За свою недолгую историю современные шахтеры- одиночки научились бороться с законом. Один из способов - прорубить ствол в собственном сарае. Для этого нужно не так уж и много: сила в руках, хитрость и терпение.
Сергей Каменский: "Если клиент не приезжает, я выхожу на дорогу, останавливаю самосвал и предлагаю ему уголь по сто тридцать гривен за тонну, и не было случая, чтобы я не продал".
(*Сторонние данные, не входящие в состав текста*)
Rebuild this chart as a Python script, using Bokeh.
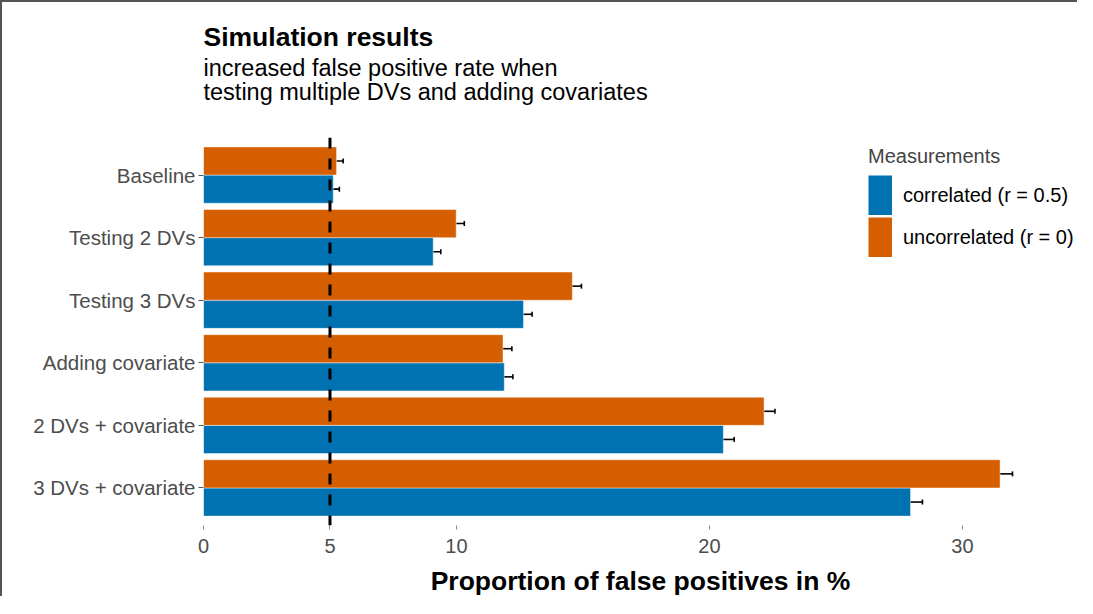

Валентин Чепурной, городской председатель: "Когда включатся экономические рычаги, отпадет необходимость в таких шахтах. Полгода, ну, максимум год, и они сами закроются".
Возможно, до того, как включатся экономические рычаги, и шахтеры будут вынуждены оставить этот промысел, иссякнет уголек в месторождениях. Его и так здесь хватит не больше, чем на год. А что дальше?
Алексей Пода: "Что дальше? Нужно бежать из этого города, как можно скорее".
В Снежном без малого сотня тысяч жителей. Десятая часть из них шахтеры. Всем не убежать. Следующий этап шахтерской судьбы - отвалы отработанной породы. Сегодня это удел немногих. А завтра, возможно, способ выжить для всех. За день работы на отвалах можно наковырять треть центнера штыба, так в Донбассе называют мелкий сернистый уголь. Такого количества хватит, чтобы хорошенько протопить горняцкое жилище. Работа неблагодарная: здесь, конечно, не погибнешь под завалами, зато можно околеть от холода.
- А как Вы здесь греетесь?
- Да как, вот выпьем немного, с утра похмелимся, и на работу.
- Сюда каждый день ходите?
- Да практически каждый: печи топить чем-то надо ведь.
Но у шахтеров есть еще год в запасе, и этот год сегодня кажется бесконечным, как вечность.
Юрий Карпачев: "Что пожелать в Новом Году? Всем нам - чтобы эти шахты не закрыли, чтобы мы здесь как можно дольше проработали, и, как говорится, мягкого забоя".
Может быть, мы сами себя загнали в тупик. Раньше здесь говорили, что уголь нужно отобрать у земли. А когда у земли отбирать стало нечего, стали отнимать друг у друга - и не только уголь. Каждая шахтенка - это чья-то судьба. Каждый спуск вниз - неизбежность. Каждый подъем "на-гора" - ожившая надежда.
"Здравствуй, свет Божий, здравствуй, солнышко!"